Han Im turned uncomfortably in his sleep, and (like Chuang Tzu’s butterfly) his consciousness came near the surface. In this half-waking state he was aware of doubts as to the wisdom of his actions. At the Porcelain Pavilion he had stressed the need for haste if escape were to be successful—now he was dallying here, at the Poet’s Pleasure Cottage—he told himself with sleepy scorn—while along the roads the Emperor’s messenger rode post haste in search of a girl, a poet and an eunuch!
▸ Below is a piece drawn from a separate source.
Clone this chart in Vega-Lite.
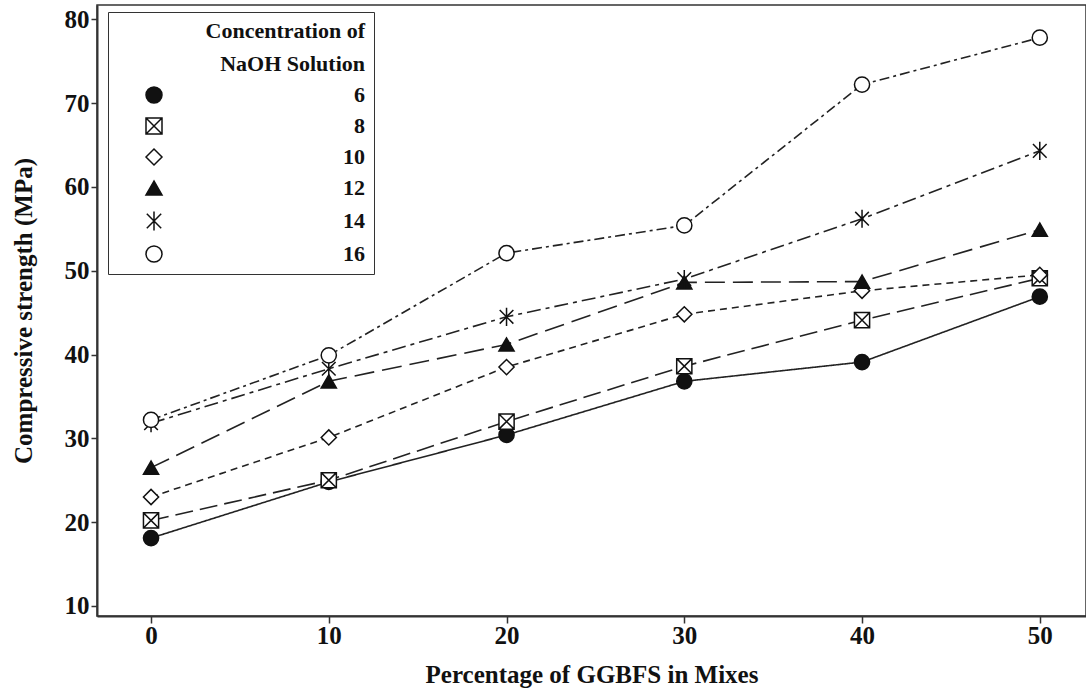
{
  "$schema": "https://vega.github.io/schema/vega-lite/v6.json",
  "autosize": "none",
  "padding": {"left": 97, "top": 5, "right": 0, "bottom": 77},
  "width": 989,
  "height": 611,
  "background": "white",
  "config": {
    "font": "Liberation Serif",
    "view": {"stroke": "#333", "strokeWidth": 1.5},
    "legend": {
      "orient": "none", "legendX": 11, "legendY": 7,
      "titleFont": "Liberation Serif", "titleFontWeight": "bold", "titleFontSize": 22, "titleColor": "#111",
      "titleAnchor": "end", "titleAlign": "right", "titleLineHeight": 33, "titlePadding": 8,
      "labelFont": "Liberation Serif", "labelFontWeight": "bold", "labelFontSize": 22, "labelColor": "#111",
      "labelAlign": "right", "labelOffset": 200,
      "symbolSize": 256, "symbolOffset": 26, "symbolStrokeWidth": 1.5,
      "rowPadding": 9, "padding": 9,
      "strokeColor": "#333", "fillColor": "white"
    }
  },
  "data": {
    "values": [
      {"pct": 0, "cs": 18.1, "c": "6"}, {"pct": 10, "cs": 24.8, "c": "6"}, {"pct": 20, "cs": 30.4, "c": "6"}, {"pct": 30, "cs": 36.8, "c": "6"}, {"pct": 40, "cs": 39.1, "c": "6"}, {"pct": 50, "cs": 46.9, "c": "6"},
      {"pct": 0, "cs": 20.2, "c": "8"}, {"pct": 10, "cs": 25.0, "c": "8"}, {"pct": 20, "cs": 32.0, "c": "8"}, {"pct": 30, "cs": 38.6, "c": "8"}, {"pct": 40, "cs": 44.1, "c": "8"}, {"pct": 50, "cs": 49.1, "c": "8"},
      {"pct": 0, "cs": 23.0, "c": "10"}, {"pct": 10, "cs": 30.1, "c": "10"}, {"pct": 20, "cs": 38.5, "c": "10"}, {"pct": 30, "cs": 44.8, "c": "10"}, {"pct": 40, "cs": 47.6, "c": "10"}, {"pct": 50, "cs": 49.5, "c": "10"},
      {"pct": 0, "cs": 26.5, "c": "12"}, {"pct": 10, "cs": 36.8, "c": "12"}, {"pct": 20, "cs": 41.2, "c": "12"}, {"pct": 30, "cs": 48.6, "c": "12"}, {"pct": 40, "cs": 48.7, "c": "12"}, {"pct": 50, "cs": 54.9, "c": "12"},
      {"pct": 0, "cs": 31.8, "c": "14"}, {"pct": 10, "cs": 38.3, "c": "14"}, {"pct": 20, "cs": 44.5, "c": "14"}, {"pct": 30, "cs": 49.0, "c": "14"}, {"pct": 40, "cs": 56.2, "c": "14"}, {"pct": 50, "cs": 64.3, "c": "14"},
      {"pct": 0, "cs": 32.2, "c": "16"}, {"pct": 10, "cs": 39.9, "c": "16"}, {"pct": 20, "cs": 52.1, "c": "16"}, {"pct": 30, "cs": 55.4, "c": "16"}, {"pct": 40, "cs": 72.2, "c": "16"}, {"pct": 50, "cs": 77.8, "c": "16"}
    ]
  },
  "encoding": {
    "x": {
      "field": "pct", "type": "quantitative",
      "scale": {"domain": [-3.04, 52.6], "nice": false, "zero": false},
      "axis": {
        "title": "Percentage of GGBFS in Mixes", "values": [0, 10, 20, 30, 40, 50],
        "grid": false, "domainColor": "#333", "domainWidth": 2, "tickColor": "#333", "tickWidth": 1.5, "tickSize": 7,
        "labelFont": "Liberation Serif", "labelFontWeight": "bold", "labelFontSize": 25, "labelColor": "#111", "labelPadding": 0,
        "titleFont": "Liberation Serif", "titleFontWeight": "bold", "titleFontSize": 25, "titleColor": "#111", "titlePadding": 14
      }
    },
    "y": {
      "field": "cs", "type": "quantitative",
      "scale": {"domain": [8.8, 81.7], "nice": false, "zero": false},
      "axis": {
        "title": "Compressive strength (MPa)", "values": [10, 20, 30, 40, 50, 60, 70, 80],
        "grid": false, "domainColor": "#333", "domainWidth": 2, "tickColor": "#333", "tickWidth": 1.5, "tickSize": 6,
        "labelFont": "Liberation Serif", "labelFontWeight": "bold", "labelFontSize": 25, "labelColor": "#111", "labelPadding": 2,
        "titleFont": "Liberation Serif", "titleFontWeight": "bold", "titleFontSize": 25, "titleColor": "#111", "titlePadding": 28
      }
    }
  },
  "layer": [
    {
      "mark": {"type": "line", "strokeWidth": 1.6, "color": "#222"},
      "encoding": {
        "strokeDash": {
          "field": "c", "type": "nominal",
          "scale": {"domain": ["16", "14", "12", "10", "8", "6"], "range": [[10, 4, 3, 4], [14, 5, 4, 5], [20, 8], [7, 5], [18, 7], [1, 0]]},
          "legend": null
        }
      }
    },
    {
      "mark": {"type": "point", "filled": true, "stroke": "#111", "strokeWidth": 1.5, "opacity": 1, "size": 230},
      "encoding": {
        "fill": {
          "field": "c", "type": "nominal",
          "scale": {"domain": ["6", "8", "10", "12", "14", "16"], "range": ["#111", "white", "white", "#111", "white", "white"]},
          "legend": {
            "title": ["Concentration of", "NaOH Solution"],
            "encode": {"symbols": {"stroke": {"value": "#111"}, "strokeWidth": {"value": 1.5}}}
          }
        },
        "shape": {
          "field": "c", "type": "nominal",
          "scale": {"domain": ["6", "8", "10", "12", "14", "16"], "range": ["circle", "M-1,-1H1V1H-1ZM-1,-1L1,1M1,-1L-1,1", "diamond", "triangle-up", "M-0.9,-0.9L0.9,0.9M0.9,-0.9L-0.9,0.9M0,-1.2V1.2", "circle"]},
          "legend": {
            "title": ["Concentration of", "NaOH Solution"],
            "encode": {"symbols": {"stroke": {"value": "#111"}, "strokeWidth": {"value": 1.5}}}
          }
        }
      }
    }
  ]
}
Winter Cherry’s fate he could dimly descry, but women, he reflected, were meant to suffer in the end, and were better fitted than men to endure pain and punishment, by reason of their inferior sensibility. The poet? Li Po would escape anything, as he had always escaped everything, by a mixture of bluff and lying. And (Han Im reflected, waking up) Li Po had shown the good sense to remove himself to another place, remote from what would be the immediate cause of the Emperor’s wrath. Himself? By persistence and intrigue had eunuchs come to exercise an increasing power in the palace, a power commensurate only with that of the favoured Lady Yang and her family, and now, with so perfect an opportunity for venting rage on a eunuch, would it be to be wondered at if the Emperor’s inventiveness rose to the occasion? Han Im had seen examples of the Emperor’s inventiveness. He shivered a little and drew up the clothes, determined to be miserable.